Fast Rendering of large time-series on interactive graphs using Box Plot (http://en.wikipedia.org/wiki/Box_plot), Ruby and Protovis.
Displaying time-series graphs with Protovis works very well until the number of points gets too large. Trying to display hundreds of thousands of points is very slow and hard to read. Of course, it's possible to just send averages to the browser and aggregate the points by hours or days on the server. This solves the speed problem because aggregation on the server can be very fast, but information is lost, for example outliers that are far from the average.
To solve both problems, this prototype will generate boxplots (also called box&whiskers) on the server and store in each box the average, min, max, low, high, median and # of points. The aggregation level will be controlled by the browser and it will be interactive so that the user can change the aggregation level dynamically and drill-down/explode a selected boxplot. This allows to visualize the time-series with little degradation and still be able to quickly drill-down from box to points. Other visualizaton technique like color-density graph could be used but boxpot gives a visual representation of the statistical distribution of the points in each box (min,max..) with the average of the box in red. It also attempt to connect the averages using a protovis interpolation function.

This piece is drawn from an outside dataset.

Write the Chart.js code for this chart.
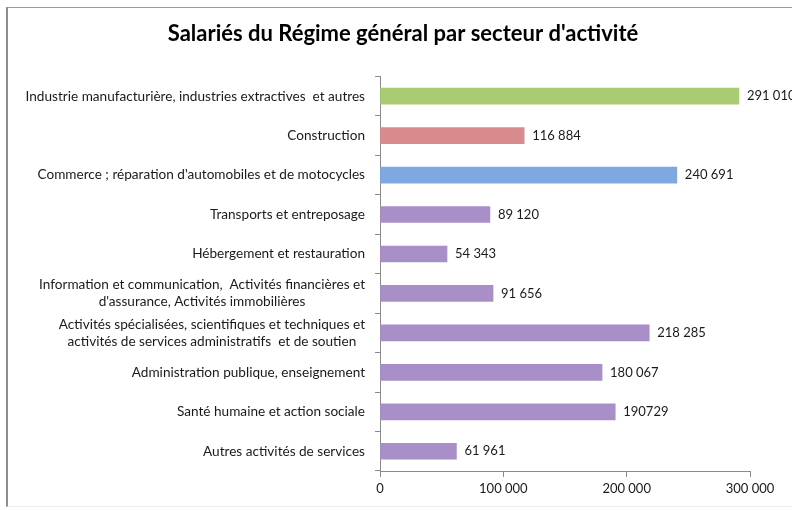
<!DOCTYPE html>
<html>
<head>
<meta charset="utf-8">
<script src="https://cdn.jsdelivr.net/npm/chart.js@4/dist/chart.umd.min.js"></script>
<style>
  html, body { margin: 0; padding: 0; background: #fff; }
  #wrap { position: relative; width: 792px; height: 510px; overflow: hidden; }
  #frame { position: absolute; left: 6px; top: 7px; width: 820px; height: 498px;
           border-left: 2px solid #8c8c8c; border-top: 1px solid #9a9a9a; border-bottom: 1px solid #ececec; }
  canvas { position: absolute; left: 0; top: 0; }
</style>
</head>
<body>
<div id="wrap">
  <div id="frame"></div>
  <canvas id="chart" width="792" height="510"></canvas>
</div>
<script>
// Data
const categories = [
  ['Industrie manufacturière, industries extractives  et autres'],
  ['Construction'],
  ["Commerce ; réparation d'automobiles et de motocycles"],
  ['Transports et entreposage'],
  ['Hébergement et restauration'],
  ['Information et communication,  Activités financières et', "d'assurance, Activités immobilières"],
  ['Activités spécialisées, scientifiques et techniques et', 'activités de services administratifs  et de soutien'],
  ['Administration publique, enseignement'],
  ['Santé humaine et action sociale'],
  ['Autres activités de services']
];
const salaries = [291010, 116884, 240691, 89120, 54343, 91656, 218285, 180067, 190729, 61961];
const valueLabels = ['291 010', '116 884', '240 691', '89 120', '54 343', '91 656', '218 285', '180 067', '190729', '61 961'];
const barColours = ['#a9cc72', '#d98a8d', '#7ea8e0', '#a98fc8', '#a98fc8', '#a98fc8', '#a98fc8', '#a98fc8', '#a98fc8', '#a98fc8'];
const xTicks = [0, 100000, 200000, 300000];

const FONT = 'Lato, "Open Sans", sans-serif';
const TEXT = '#1a1a1a';

// draws category labels (right aligned, multi-line blocks centred) and the value labels
const labelPlugin = {
  id: 'labelPlugin',
  afterDraw(chart) {
    const ctx = chart.ctx;
    const yScale = chart.scales.y;
    ctx.save();
    ctx.font = '13.6px ' + FONT;
    ctx.fillStyle = TEXT;
    ctx.textBaseline = 'middle';
    const rightEdge = yScale.right - 15;
    categories.forEach((lines, i) => {
      const yc = yScale.getPixelForTick(i);
      const lh = 17;
      if (lines.length === 1) {
        ctx.textAlign = 'right';
        ctx.fillText(lines[0], rightEdge, yc);
      } else {
        const widest = Math.max(...lines.map(l => ctx.measureText(l).width));
        ctx.textAlign = 'center';
        lines.forEach((l, k) => {
          ctx.fillText(l, rightEdge - widest / 2, yc + (k - (lines.length - 1) / 2) * lh);
        });
      }
    });

    ctx.font = '13px ' + FONT;
    ctx.textAlign = 'left';
    const meta = chart.getDatasetMeta(0);
    meta.data.forEach((bar, i) => {
      ctx.fillText(valueLabels[i], bar.x + 8, bar.y);
    });
    ctx.restore();
  }
};

new Chart(document.getElementById('chart'), {
  type: 'bar',
  data: {
    labels: categories.map(c => c.join(' ')),
    datasets: [{
      data: salaries,
      backgroundColor: barColours,
      borderWidth: 0,
      barThickness: 16
    }]
  },
  plugins: [labelPlugin],
  options: {
    indexAxis: 'y',
    responsive: false,
    animation: false,
    layout: { padding: { left: 56, right: 42, top: 0, bottom: 0 } },
    scales: {
      x: {
        min: 0,
        max: 300000,
        afterBuildTicks: (axis) => { axis.ticks = xTicks.map(v => ({ value: v })); },
        afterFit: (axis) => { axis.height = 39; },
        grid: { drawOnChartArea: false, drawTicks: true, tickLength: 6, color: '#8a8a8a' },
        border: { color: '#8a8a8a', width: 1 },
        ticks: {
          padding: 4,
          color: TEXT,
          font: { family: FONT, size: 13 },
          callback: (v) => String(v).replace(/\B(?=(\d{3})+(?!\d))/g, ' ')
        }
      },
      y: {
        afterFit: (axis) => { axis.width = 324; },
        grid: { offset: true, drawOnChartArea: false, drawTicks: true, tickLength: 5, color: '#8a8a8a' },
        border: { color: '#8a8a8a', width: 1 },
        ticks: { display: false }
      }
    },
    plugins: {
      legend: { display: false },
      tooltip: { enabled: false },
      title: {
        display: true,
        text: "Salariés du Régime général par secteur d'activité",
        color: '#000',
        font: { family: FONT, size: 22, weight: 'bold' },
        padding: { top: 21, bottom: 29 }
      }
    }
  }
});
</script>
</body>
</html>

Here is an example with 10K points and the detail-level at 100% where all the 10K points are displayed: The shape of the graph is still clear, the outliers are visible but the rendering is very slow and it's hard to select anything.
With the aggregation level set to 34, the server only sends 34 boxes, each with information about 303 points: The graph is more readable, rendering is instantaneous, the outliers are still visible and it's easy to drill-dow. Outliers (min or max) are seen as long 'whiskers'. The height of each box represent the location of the middle 50% of the points in the box. The red line is the average and the black like (in the box) is the median. [Re-Generate] can be used to generate a different number of points on the server.
When adjusting the Zoom page to show all the points, the normal graph is shown for the region selected. Only 304 points are displayed so rendering is still fast. Panning right/left can be done on the Zoom page at every aggregation level while highlighting the zoom region on the main graph.
This prototype generate points in the shape of 2 waves with outliers every 1000 points.
To run the application, install gem , ruby and run: $ ruby ./app.rb
then point your chrome browser to localhost:4567/html/boxstats.html
Todo: Adding reactivity to the graph (for example with Websocket/Ractivejs or Vert.x) makes it even more interesting because while the number of points is increasing over time, the graph can still remain at the same granularity. Nice.